Kaus' confusion highlights something that habitually annoys me about the New York Times' stories-- they tend to describe these kinds of trends as though they affect "everyone," when in fact they're really only applicable to people with middle-class incomes.

#7 from Mahatma at 3:50 pm on Dec 02, 2003

Lord where to start...Kaus is so wrong he makes my head hurt! The Bipartisan Millenial Housing Commission completed a study on May 30, 2002 that identifies Affordable Rental Housing as a screaming need. 22 million families are paying rents that are unaffordable, many are paying rents that are over half their incomes.

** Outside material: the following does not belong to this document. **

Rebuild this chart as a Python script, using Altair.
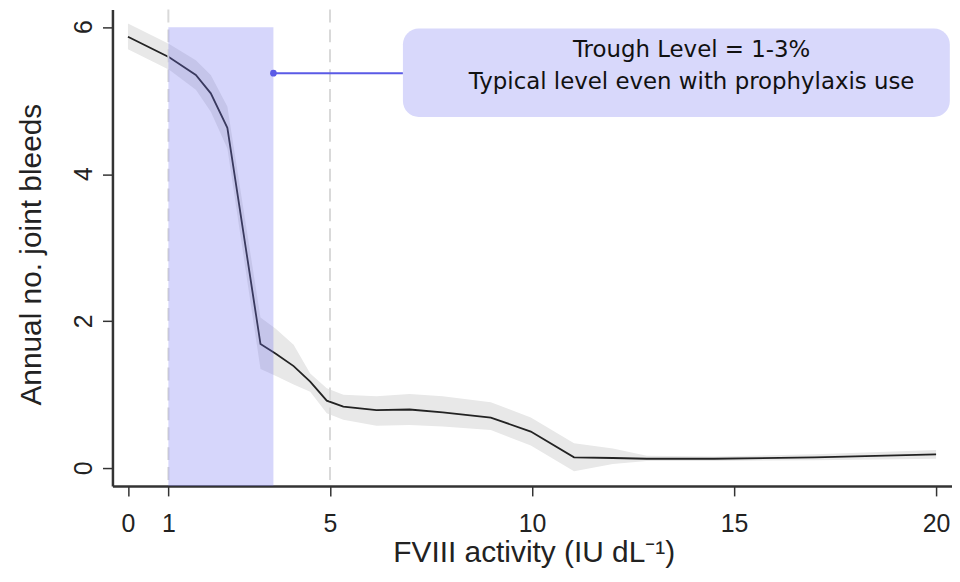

Mickey actually suggests that high end units can be rented by lower income families. Haw! The rents he cites $750 + per month would be close to 50% of the Nationwide Area Median Income. I wonder if he thinks he could live on 50% of his net income? For more detailed post see my blog.

Kaus needs to get out of LA more!

#8 from Anthony at 8:31 pm on Dec 02, 2003

Housing prices on the coasts (and a few inland enclaves) are artifically inflated by a whole series of local regulations which make development and construction difficult and expensive. There's a report (pdf) which shows how restrictive zoning drives prices of land upwards, primarily in the coastal metropoles. Meanwhile, liberal do-gooding has eliminated, for safety and aesthetic reasons, many of the really cheap private housing options available to poor workers (or welfare recipients). Without a large supply of new housing, the rents which landlords can command for old, run-down buildings stays high.

Compare rents at Craigslist Las Vegas and Craigslist San Francisco Bay Area. Getting something built anywhere in the Bay Area is a difficult, arduous task best undertaken by the patient and politically well-connected. As a result, new housing tends to be large luxury housing or subsidised, neither of which increases competition for lower-rent tenants.